Add the chili flakes, cook and stir for a few minutes more. Add the tomato paste and stir well, cooking the paste and coating the vegetables with the paste. Peel and coarsely chop the carrot, add it and cook for another minute. I use the carrot purely for the crunchy texture, although it does add a bit of sweetness. You can leave it out, or substitute another crunchy and mildly flavored vegetable.

Add the warm fish stock, lower the heat to medium-low, and bring gently to a boil (simmering soup right before fish is added, left). After only 30 seconds boiling, lower heat again so that the soup is just simmering, and add the fish and clams if you are using clams. If you are making the soup in advance, stop before the fish is added - you want to do that right before you serve the soup, same with the fregole I guess. The fish will cook quickly, 2 minutes tops. Add scallops and simmer for about 30 seconds. Add cooked fregole and stir. Ladle soup into bowls and top with finely chopped flat leaf parsley stems (beautiful smell, crunchy texture).
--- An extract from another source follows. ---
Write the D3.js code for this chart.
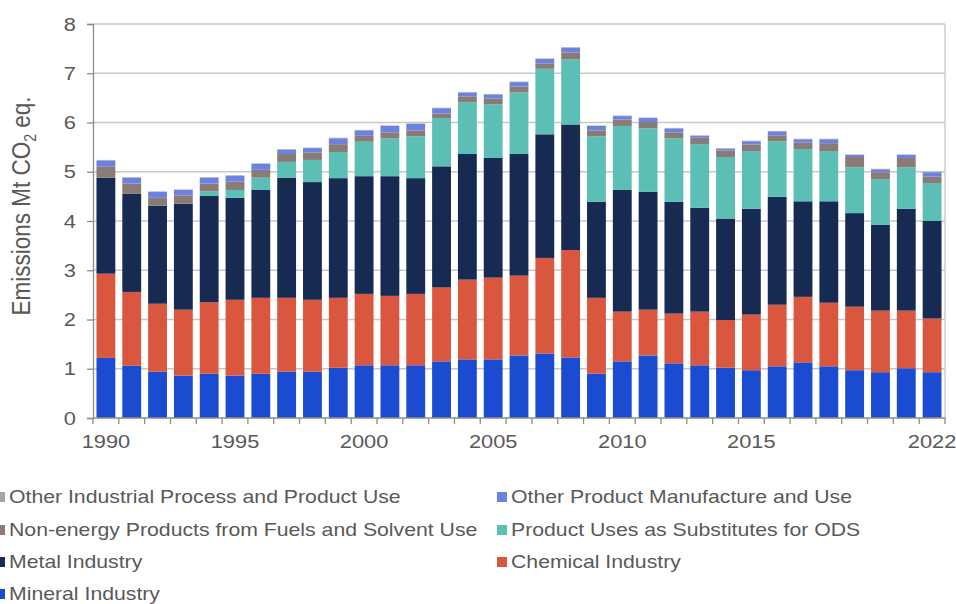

We enjoyed this soup tremendously with a hunk of bread and a glass of Muscadet, specifically the 2005 Domaine de la Pepiere Muscadet Clos des Briords Vieille Vignes, $14. The next day we loved it again, this time with a glass of the 2002 Olga Raffault Chinon Les Picasses, $16, which we chilled a bit - something you can do to great effect with young drinking Loire reds. This is not exactly a young drinking Loire red - this is an age worthy wine to be sure. But we were drinking it young...

I hope you try and enjoy this soup before the cold weather disappears.